Team status Part 2

The purpose of this post is to explain the BAT and PITCH fields in team status lines that will be used here throughout the year.  This isn’t very complicated.  The use of this variable is to simplify clutter in stats.  The following tables lists the top 9 teams in baseball based upon their combined BAT+PITCH which is the TOTAL column.

TOTAL BAT PITCH W L TeamID 04-19-2017
26.5 13.2 13.3 10 5 NYA
16.5 14.2 2.3 10 6 ARI
16 8.6 7.4 9 6 CIN
16 3.7 12.3 8 8 LAN
12.9 -3.4 16.3 7 7 MIN
12.4 15.1 -2.7 9 5 WAS
9.1 5.7 3.4 8 7 NYN
8 4.7 3.3 8 7 CHN
7.5 1.2 6.3 10 5 HOU

This is data up to and including 4/19/2017 games.  BAT is calculated  as follows:

BAT{RAA} = Rs(Team) – Rs(Team Average) – LR
PITCH(RAA) = Ra(Team Average) – Ra(Team) – UR

Rs = Runs scored
Ra = Runs scored against
LR = Lucky Runs above average
UR = Unearned runs above average

UR = (Total League Unearned Runs)/(number of teams) – UR(Team)
LR =  LR(Team) – (Total League Lucky Runs)/(number of teams)

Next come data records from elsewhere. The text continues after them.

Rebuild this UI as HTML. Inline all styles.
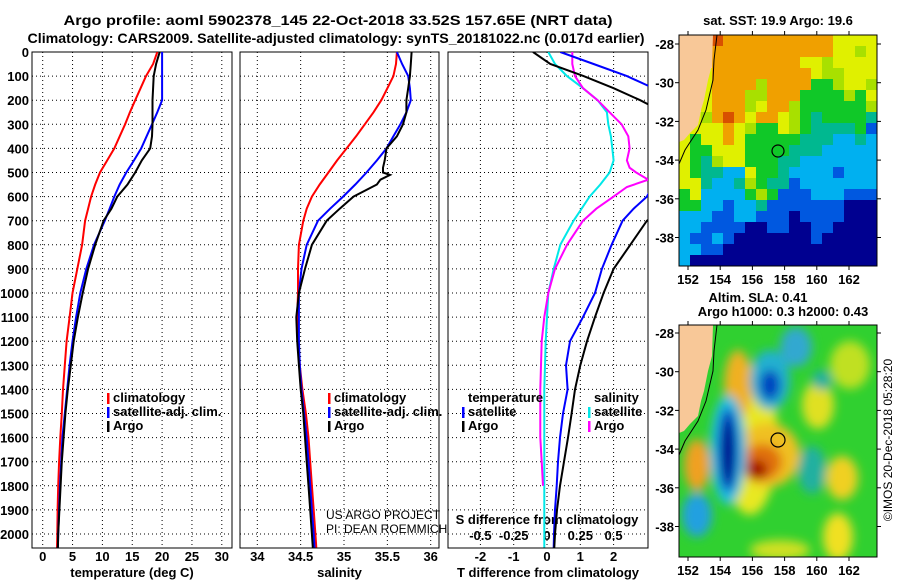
<!DOCTYPE html>
<html><head><meta charset="utf-8"><style>
body{margin:0;background:#fff;}
svg{display:block;font-family:"Liberation Sans",Arial,sans-serif;font-weight:bold;}
</style></head><body>
<svg id="c" width="900" height="580" viewBox="0 0 900 580" xmlns="http://www.w3.org/2000/svg">
<defs>
<filter id="bl" x="-20%" y="-20%" width="140%" height="140%"><feGaussianBlur stdDeviation="5"/></filter>
<clipPath id="m1"><rect x="679" y="35" width="198" height="231"/></clipPath>
<clipPath id="m2"><rect x="679" y="325" width="198" height="232"/></clipPath>
<clipPath id="p1"><rect x="32" y="52" width="200" height="496"/></clipPath>
<clipPath id="p2"><rect x="240" y="52" width="199" height="496"/></clipPath>
<clipPath id="p3"><rect x="448" y="52" width="200" height="496"/></clipPath>
</defs>
<text x="338" y="25" text-anchor="middle" font-size="14" textLength="549" lengthAdjust="spacingAndGlyphs">Argo profile: aoml 5902378_145 22-Oct-2018 33.52S 157.65E (NRT data)</text>
<text x="336" y="43" text-anchor="middle" font-size="14" textLength="617" lengthAdjust="spacingAndGlyphs">Climatology: CARS2009. Satellite-adjusted climatology: synTS_20181022.nc (0.017d earlier)</text>
<g id="plots"></g>

<!-- top map -->
<g>
<text x="778" y="25" text-anchor="middle" font-size="13">sat. SST: 19.9 Argo: 19.6</text>
<g id="sstgrid" clip-path="url(#m1)"></g>
<polygon points="679,35 713,35 712,65 708,80 704,100 701,110 698,125 690,133 684,140 679,142" fill="#f8c898"/>
<polyline points="717,35 714,60 713,80 706,110 698,130 685,150 679,164" fill="none" stroke="#000" stroke-width="1"/>
<circle cx="778" cy="151" r="6" fill="none" stroke="#000" stroke-width="1.2"/>
<rect x="679" y="35" width="198" height="231" fill="none" stroke="#000" stroke-width="1"/>
</g>

<!-- bottom map -->
<g>
<text x="758" y="302" text-anchor="middle" font-size="13">Altim. SLA: 0.41</text>
<text x="783" y="316" text-anchor="middle" font-size="13">Argo h1000: 0.3 h2000: 0.43</text>
<g clip-path="url(#m2)">
<rect x="679" y="325" width="198" height="232" fill="#30d030"/>
<g filter="url(#bl)">
<ellipse cx="750" cy="440" rx="28" ry="75" fill="#e8e820"/>
<ellipse cx="738" cy="385" rx="14" ry="35" fill="#f0b020"/>
<ellipse cx="768" cy="455" rx="32" ry="32" fill="#f0c020"/>
<ellipse cx="762" cy="462" rx="20" ry="18" fill="#e07010"/>
<ellipse cx="757" cy="470" rx="10" ry="10" fill="#a00000"/>
<ellipse cx="728" cy="450" rx="18" ry="55" fill="#20c0e0"/>
<ellipse cx="728" cy="450" rx="10" ry="42" fill="#0030c0"/>
<ellipse cx="728" cy="452" rx="5" ry="32" fill="#000080"/>
<ellipse cx="770" cy="380" rx="20" ry="30" fill="#20b0d0"/>
<ellipse cx="770" cy="385" rx="10" ry="15" fill="#0040c0"/>
<ellipse cx="796" cy="347" rx="16" ry="20" fill="#30a8d0"/>
<ellipse cx="697" cy="465" rx="13" ry="26" fill="#f0a020"/>
<ellipse cx="697" cy="515" rx="15" ry="22" fill="#20a0e0"/>
<ellipse cx="812" cy="470" rx="14" ry="24" fill="#20b0a0"/>
<ellipse cx="842" cy="478" rx="16" ry="22" fill="#f0d020"/>
<ellipse cx="838" cy="537" rx="15" ry="24" fill="#f0e020"/>
<ellipse cx="850" cy="365" rx="20" ry="24" fill="#c0e020"/>
<ellipse cx="818" cy="405" rx="16" ry="24" fill="#e0e020"/>
<ellipse cx="822" cy="380" rx="10" ry="10" fill="#20b0a0"/>
<ellipse cx="780" cy="550" rx="30" ry="10" fill="#d0e020"/>
</g>
</g>
<polygon points="679,325 713,325 712,356 708,371 704,391 701,401 698,416 690,424 684,431 679,433" fill="#f8c898"/>
<polyline points="717,325 714,351 713,371 706,401 698,421 685,441 679,455" fill="none" stroke="#000" stroke-width="1"/>
<circle cx="778" cy="440" r="7" fill="none" stroke="#000" stroke-width="1.2"/>
<rect x="679" y="325" width="198" height="232" fill="none" stroke="#000" stroke-width="1"/>
</g>
<text transform="translate(892,440) rotate(-90)" text-anchor="middle" font-size="12" font-weight="normal">©IMOS 20-Dec-2018 05:28:20</text>
<text x="326" y="519" font-size="12" font-weight="normal">US ARGO PROJECT</text>
<text x="326" y="533" font-size="12" font-weight="normal">PI: DEAN ROEMMICH</text>
</svg>
<script>
const depth=[0,50,100,150,200,250,300,350,400,450,500,550,600,650,700,800,900,1000,1100,1200,1300,1400,1500,1600,1700,1800,1900,2000,2056];
const tempClim=[19.2,18.5,17.3,16.4,15.5,14.6,13.8,12.9,12,10.8,9.6,8.8,8.1,7.6,7.1,6.6,5.8,5.0,4.5,4.0,3.7,3.4,3.2,2.95,2.75,2.6,2.5,2.45,2.4];
const tempSat=[20,20,20,20,20,19.2,18.3,17.4,16.5,15.3,14,12.9,12,11.2,10.4,8.6,7.3,6.3,5.6,5.0,4.5,4.1,3.7,3.3,3.1,2.9,2.75,2.6,2.55];
const tempArgo=[19.6,19.0,18.6,18.5,18.4,18.4,18.4,18.3,18.0,16.6,15.5,14.2,12.5,11.5,10.2,8.8,7.6,6.7,5.9,5.2,4.7,4.2,3.8,3.5,3.2,3.0,2.8,2.6,2.55];
const salClim=[35.61,35.6,35.57,35.5,35.43,35.34,35.24,35.14,35.03,34.92,34.82,34.72,34.63,34.57,34.53,34.48,34.47,34.47,34.46,34.47,34.49,34.52,34.56,34.59,34.61,34.63,34.65,34.67,34.68];
const salSat=[35.61,35.67,35.74,35.76,35.77,35.72,35.65,35.57,35.49,35.38,35.26,35.13,34.99,34.84,34.70,34.57,34.51,34.48,34.48,34.48,34.49,34.51,34.54,34.57,34.59,34.61,34.63,34.65,34.66];
const salArgo=[35.78,35.77,35.76,35.74,35.72,35.72,35.68,35.61,35.49,35.47,35.45,35.38,35.11,34.95,34.80,34.63,34.55,34.48,34.45,34.46,34.48,34.50,34.53,34.55,34.57,34.59,34.61,34.63,34.64];
const salArgoKinkDepth=[480,510,530];
const salArgoKink=[35.45,35.53,35.42];
const dTsat=[0.4,1.4,2.4,3.2,3.8,4.0,4.0,3.9,3.8,3.6,3.4,3.2,3.0,2.6,2.27,1.94,1.65,1.44,1.08,0.69,0.57,0.62,0.48,0.39,0.33,0.29,0.24,0.21,0.2];
const dTargo=[-0.42,0.1,1.1,2.0,2.8,3.5,4.2,4.6,5.0,5.2,5.3,5.0,4.5,3.6,3.0,2.5,2.0,1.7,1.44,1.2,1.0,0.84,0.74,0.63,0.51,0.39,0.3,0.24,0.22];
const dSsat=[0.01,0.06,0.15,0.27,0.38,0.45,0.46,0.48,0.49,0.5,0.47,0.4,0.32,0.26,0.2,0.1,0.05,0.01,0,-0.01,-0.015,-0.02,-0.02,-0.02,-0.02,-0.02,-0.02,-0.02,-0.02];
const dSargoDepth=[0,50,100,150,200,250,300,350,400,450,480,500,530,560,600,650,700,800,900,1000,1100,1200,1300,1400,1500,1600,1700,1800];
const dSargo=[0.19,0.19,0.21,0.27,0.38,0.47,0.56,0.61,0.62,0.6,0.62,0.67,0.76,0.6,0.5,0.37,0.27,0.15,0.06,0.01,-0.02,-0.04,-0.045,-0.05,-0.05,-0.05,-0.04,-0.03];
const depthTicks=[0,100,200,300,400,500,600,700,800,900,1000,1100,1200,1300,1400,1500,1600,1700,1800,1900,2000];
const tempTicks=[0,5,10,15,20,25,30];
const salTicks=[34,34.5,35,35.5,36];
const dTTicks=[-2,-1,0,1,2];
const dSTicks=[-0.5,-0.25,0,0.25,0.5];
const dSTickLabels=["-0.5","-0.25","0","0.25","0.5"];
const sstRows=[
"PPPROOOOOOOOOOYYYY",
"PPPOOOOOOOOOOOYYLY",
"PPPOOOOOOOOYYLYYYY",
"PPYOOOOOOOOOYLLYYY",
"PPYOOOOLOOOOGGLYYL",
"PPYOOOLLOOOGGGGLGY",
"PPYOOOLYOOLGGGGGGL",
"PYLOROYOOYLGTGGGGT",
"YYYYOYLGGYLGTTTTGB",
"YGYYOYGGGGGTTTCCTC",
"YGGYYYGGGGTTTCCCCC",
"YGTLYYGGGTTCCCCCCC",
"YGTTCCYGGTCCCCBCCC",
"YYTCCTLGTTBCCCCCCC",
"GYCCCCGLGBBBCCCBBB",
"GGCCBCCTBBBBBBBNNN",
"CCCBBCCBBBNBBBBNNN",
"CCBBBBNNBBNNBBNNNN",
"CBBCBNNNNNNNBNNNNN",
"CCBBNNNNNNNNNNNNNN",
"CNNNNNNNNNNNNNNNNN"];
const sstColors={P:'#f8c898',R:'#d85000',O:'#f0a000',Y:'#e0f000',L:'#a8e000',G:'#10c828',T:'#00b890',C:'#00b0f0',B:'#0058e0',N:'#000090'};

const NS='http://www.w3.org/2000/svg';
const G=document.getElementById('plots');
function y(d){return 52+d*0.241;}
function xT(v){return 42.7+v*5.97;}
function xS(v){return 257.3+(v-34)*86.7;}
function xD(v){return 547+v*33.3;}
function xDS(v){return 547+v*133.2;}
function mk(tag,at,parent){const e=document.createElementNS(NS,tag);for(const k in at)e.setAttribute(k,at[k]);(parent||G).appendChild(e);return e;}
function txt(s,x,yy,anchor,size,parent){const t=mk('text',{x:x,y:yy,'text-anchor':anchor||'middle','font-size':size||13},parent);t.textContent=s;return t;}

const SG=document.getElementById('sstgrid');
sstRows.forEach((row,j)=>{for(let i=0;i<row.length;i++){
  const r=mk('rect',{x:679+i*11,y:35+j*11,width:11.5,height:11.5,fill:sstColors[row[i]]},SG);
  
  
}});

function panel(x0,x1,xs,ticks,fmt,name,title){
  const g=mk('g',{});
  
  
  for(const d of depthTicks){const l=mk('line',{x1:x0,x2:x1,y1:y(d),y2:y(d),stroke:'#000','stroke-width':1,'stroke-dasharray':'1,3'},g);}
  ticks.forEach((t,i)=>{const l=mk('line',{x1:xs(t),x2:xs(t),y1:52,y2:548,stroke:'#000','stroke-width':1,'stroke-dasharray':'1,3'},g);
    if(fmt){const tl=txt(fmt[i],xs(t),561,'middle',13,g);}});
  const r=mk('rect',{x:x0,y:52,width:x1-x0,height:496,fill:'none',stroke:'#000','stroke-width':1},g);
  
  const tt=txt(title,(x0+x1)/2,577,'middle',13,g);
  
  return g;
}
function line(xs,vals,ds,color,clip,name){
  const p=mk('polyline',{points:vals.map((v,i)=>xs(v).toFixed(1)+','+y(ds[i]).toFixed(1)).join(' '),fill:'none',stroke:color,'stroke-width':2,'clip-path':'url(#'+clip+')'});
  
  
}
panel(32,232,xT,tempTicks,tempTicks.map(String),'temperature-panel','temperature (deg C)');
panel(240,439,xS,salTicks,salTicks.map(String),'salinity-panel','salinity');
panel(448,648,xD,dTTicks,dTTicks.map(String),'difference-panel','T difference from climatology');
depthTicks.forEach(d=>{const t=txt(String(d),29,y(d)+5,'end',13);});
dSTicks.forEach((s,i)=>{const t=txt(dSTickLabels[i],xDS(s),540,'middle',13);});
const st=txt('S difference from climatology',547,524,'middle',13);


line(xT,tempClim,depth,'#ff0000','p1','temp-climatology-line');
line(xT,tempSat,depth,'#0000ff','p1','temp-satellite-line');
line(xT,tempArgo,depth,'#000000','p1','temp-argo-line');
line(xS,salClim,depth,'#ff0000','p2','sal-climatology-line');
line(xS,salSat,depth,'#0000ff','p2','sal-satellite-line');
const sa=depth.map((d,i)=>[d,salArgo[i]]).concat(salArgoKinkDepth.map((d,i)=>[d,salArgoKink[i]])).sort((a,b)=>a[0]-b[0]);
line(xS,sa.map(p=>p[1]),sa.map(p=>p[0]),'#000000','p2','sal-argo-line');
line(xDS,dSsat,depth,'#00e8e8','p3','s-diff-satellite-line');
line(xDS,dSargo,dSargoDepth,'#ff00ff','p3','s-diff-argo-line');
line(xD,dTsat,depth,'#0000ff','p3','t-diff-satellite-line');
line(xD,dTargo,depth,'#000000','p3','t-diff-argo-line');

function legend(items,x,y0,name){
  const g=mk('g',{});
  
  
  items.forEach((it,i)=>{
    if(it[1]){const b=mk('rect',{x:x,y:y0+i*14-9,width:2.5,height:11,fill:it[1]},g);}
    const t=txt(it[0],x+6,y0+i*14,'start',13,g);
  });
}
legend([['climatology','#ff0000'],['satellite-adj. clim.','#0000ff'],['Argo','#000000']],107,402,'temperature-legend');
legend([['climatology','#ff0000'],['satellite-adj. clim.','#0000ff'],['Argo','#000000']],328,402,'salinity-legend');
legend([['temperature',null],['satellite','#0000ff'],['Argo','#000000']],462,402,'t-diff-legend');
legend([['salinity',null],['satellite','#00e8e8'],['Argo','#ff00ff']],588,402,'s-diff-legend');

const lonTicks=[152,154,156,158,160,162];
const latTicks=[-28,-30,-32,-34,-36,-38];
function mapAxes(top,bottom,lat0y,name){
  lonTicks.forEach(l=>{const x=688+(l-152)*16.1;
    mk('line',{x1:x,x2:x,y1:top,y2:top-4,stroke:'#000'});mk('line',{x1:x,x2:x,y1:bottom,y2:bottom+4,stroke:'#000'});
    const t=txt(String(l),x,bottom+18,'middle',13);});
  latTicks.forEach(l=>{const yy=lat0y+(-28-l)*19.35;
    mk('line',{x1:679,x2:675,y1:yy,y2:yy,stroke:'#000'});mk('line',{x1:877,x2:881,y1:yy,y2:yy,stroke:'#000'});
    const t=txt(String(l),674,yy+5,'end',13);});
}
mapAxes(35,266,44,'sst-map');
mapAxes(325,557,333,'sla-map');
</script>
</body></html>
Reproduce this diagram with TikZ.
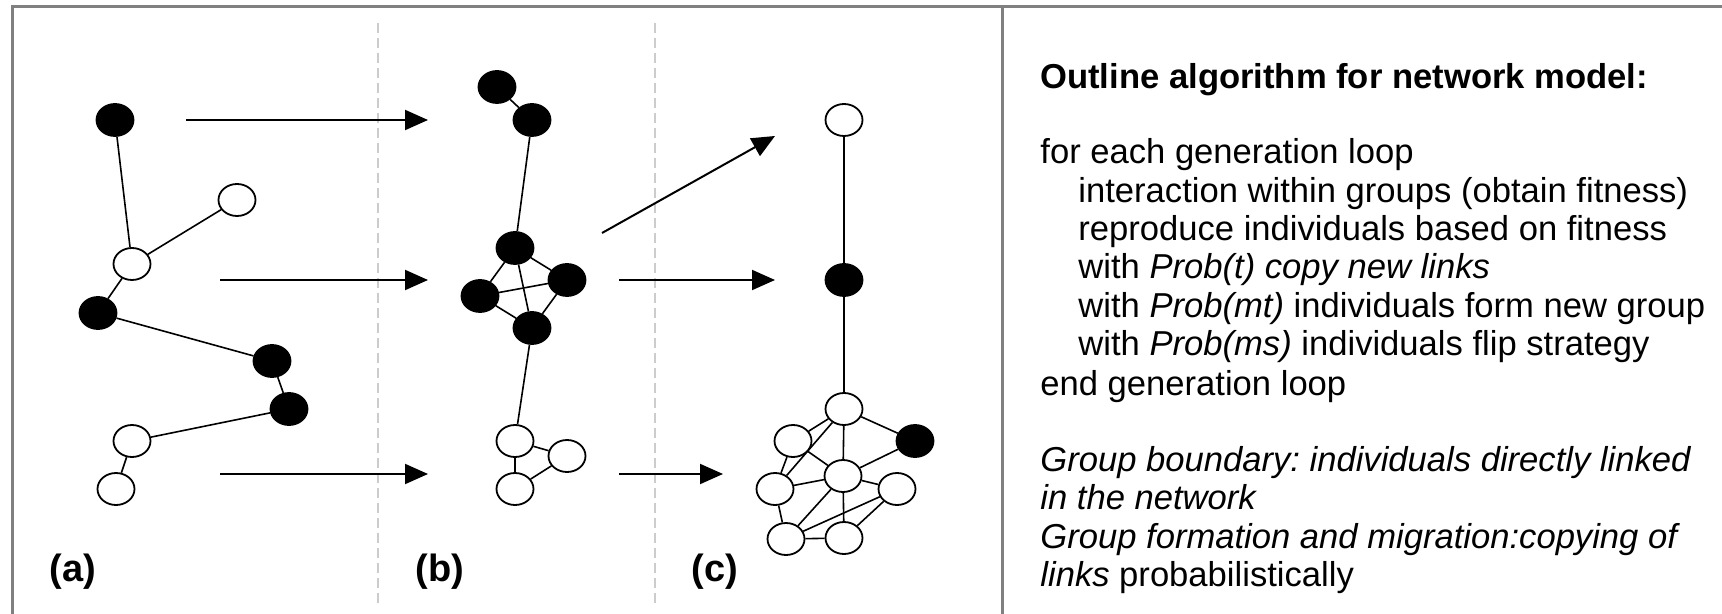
\documentclass[tikz,border=0pt]{standalone}
\usepackage{fontspec}
\setmainfont{Liberation Sans}
\usetikzlibrary{shapes.geometric,arrows.meta}
\frenchspacing

\begin{document}
\begin{tikzpicture}[x=0.5pt,y=-0.5pt,
  ind/.style={draw,ellipse,line width=0.9pt,minimum width=18.5pt,minimum height=16pt,inner sep=0pt},
  blk/.style={ind,fill=black},
  wht/.style={ind,fill=white},
  link/.style={line width=0.8pt},
  move/.style={line width=1pt,-{Triangle[length=11.5pt,width=10pt]}},
  sep/.style={gray!40,line width=0.8pt,dash pattern=on 5pt off 2.5pt},
  frame/.style={gray,line width=1.5pt},
  lbl/.style={inner sep=0pt,font=\fontsize{19}{21}\selectfont\bfseries},
  txt/.style={anchor=base west,inner sep=0pt,font=\fontsize{17.3}{19}\selectfont}]
  \useasboundingbox (0,0) rectangle (1722,614);

  % frame
  \draw[frame] (12,614) -- (12,7) -- (1722,7);
  \draw[frame] (1002,7) -- (1002,614);
  \draw[sep] (378,23) -- (378,603);
  \draw[sep] (655,23) -- (655,603);

  % (a) individuals
  \node[blk] (a1) at (115,120) {};
  \node[wht] (a2) at (237,200) {};
  \node[wht] (a3) at (132,264) {};
  \node[blk] (a4) at (98,313) {};
  \node[blk] (a5) at (272,361) {};
  \node[blk] (a6) at (289,409) {};
  \node[wht] (a7) at (132,441) {};
  \node[wht] (a8) at (116,489) {};
  \draw[link] (a1) -- (a3) -- (a2);
  \draw[link] (a3) -- (a4) -- (a5) -- (a6) -- (a7) -- (a8);

  % (b) individuals
  \node[blk] (b1) at (497,87) {};
  \node[blk] (b2) at (532,120) {};
  \node[blk] (b3) at (515,248) {};
  \node[blk] (b4) at (480,296) {};
  \node[blk] (b5) at (567,280) {};
  \node[blk] (b6) at (532,328) {};
  \node[wht] (b7) at (515,441) {};
  \node[wht] (b8) at (567,456) {};
  \node[wht] (b9) at (515,489) {};
  \draw[link] (b1) -- (b2) -- (b3);
  \draw[link] (b3) -- (b4) -- (b6) -- (b5) -- (b3) -- (b6);
  \draw[link] (b4) -- (b5);
  \draw[link] (b6) -- (b7) -- (b8) -- (b9) -- (b7);

  % (c) individuals
  \node[wht] (c1) at (844,120) {};
  \node[blk] (c2) at (844,280) {};
  \node[wht] (c3) at (844,409) {};
  \node[blk] (c4) at (915,441) {};
  \node[wht] (c5) at (793,441) {};
  \node[wht] (c6) at (843,476) {};
  \node[wht] (c7) at (775,489) {};
  \node[wht] (c8) at (897,489) {};
  \node[wht] (c9) at (786,539) {};
  \node[wht] (c10) at (844,538) {};
  \draw[link] (c1) -- (c2) -- (c3);
  \draw[link] (c3) -- (c5) -- (c7) -- (c9) -- (c10) -- (c8);
  \draw[link] (c3) -- (c4) -- (c6);
  \draw[link] (c3) -- (c6) -- (c10);
  \draw[link] (c3) -- (c7) -- (c6) -- (c8) -- (c9) -- (c6) -- (c5);

  % moves
  \coordinate (p1) at (186,120);  \coordinate (q1) at (428,120);
  \coordinate (p2) at (220,280);  \coordinate (q2) at (428,280);
  \coordinate (p3) at (220,474);  \coordinate (q3) at (428,474);
  \coordinate (p4) at (602,233);  \coordinate (q4) at (775,136);
  \coordinate (p5) at (619,280);  \coordinate (q5) at (775,280);
  \coordinate (p6) at (619,474);  \coordinate (q6) at (723,474);
  \draw[move] (p1) -- (q1);
  \draw[move] (p2) -- (q2);
  \draw[move] (p3) -- (q3);
  \draw[move] (p4) -- (q4);
  \draw[move] (p5) -- (q5);
  \draw[move] (p6) -- (q6);

  \node[lbl] (la) at (73,572) {(a)};
  \node[lbl] (lb) at (440,572) {(b)};
  \node[lbl] (lc) at (715,572) {(c)};

  % algorithm
  \node[txt,font=\fontsize{17.3}{19}\selectfont\bfseries] (t0) at (1040,89) {Outline algorithm for network model:};
  \node[txt] (t1) at (1040,164) {for each generation loop};
  \node[txt] (t2) at (1078,203) {interaction within groups (obtain fitness)};
  \node[txt] (t3) at (1078,241) {reproduce individuals based on fitness};
  \node[txt] (t4) at (1078,279) {with \textit{Prob(t) copy new links}};
  \node[txt] (t5) at (1078,318) {with \textit{Prob(mt)} individuals form new group};
  \node[txt] (t6) at (1078,356) {with \textit{Prob(ms)} individuals flip strategy};
  \node[txt] (t7) at (1040,395) {end generation loop};
  \node[txt] (t8) at (1040,471) {\textit{Group boundary: individuals directly linked}};
  \node[txt] (t9) at (1040,509) {\textit{in the network}};
  \node[txt] (t10) at (1040,548) {\textit{Group formation and migration:copying of}};
  \node[txt] (t11) at (1040,586) {\textit{links} probabilistically};
\end{tikzpicture}
\end{document}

The number of teams is 30 and in the first half of the 20th century it was 16.  UR(Team) is the total unearned runs a team has incurred.  Ditto for LR(Team).

UR and LR are necessary to balance the books and they do affect team BAT and PITCH.  Lucky Runs are when a run scores from something like a wild pitch or balk where no one gets an RBI.  There are very few of these but they still count in determining who wins a game and need to be accounted for.  To keep things simple just ignore them for now.  The scripts that make these tables keep track of that as well as integrity checks in case the daily stat dataset is corrupt.

Since every time a run scores it generates a run scored against:

Rs(Team Average) = Ra(Team Average) = R(League)/(number of teams)

A team that scores a lot of runs will have a high BAT(RAA) and a team that lets a lot of runs scored against them can have a negative PITCH(RAA) and visa versa.  A completely average team will have BAT=0 and PITCH=0 or BAT+PITCH=0.   In the above table:

TOTAL = BAT+PITCH = Rs(Team) – Ra(Team)

The above is commonly referred to as the team run differential.  This model separates batting and pitching because it makes it more clear with a single number where a team’s strength lies.  UR and LR were left out in the above to show the gist of this  calculation.

Run differential is used in calculating Pythagorean Expectation which is a long time Bill James’ invented formula to link runs to wins. It is used in this data model which will be explained more when we have enough data to start ranking players.  The only columns in the above table that matter when MLB chooses who goes to the playoffs are the W and L.  This early in the season there are some wild swings which is why ranking players now makes no sense and is pointless.

That is all for now. Until then ….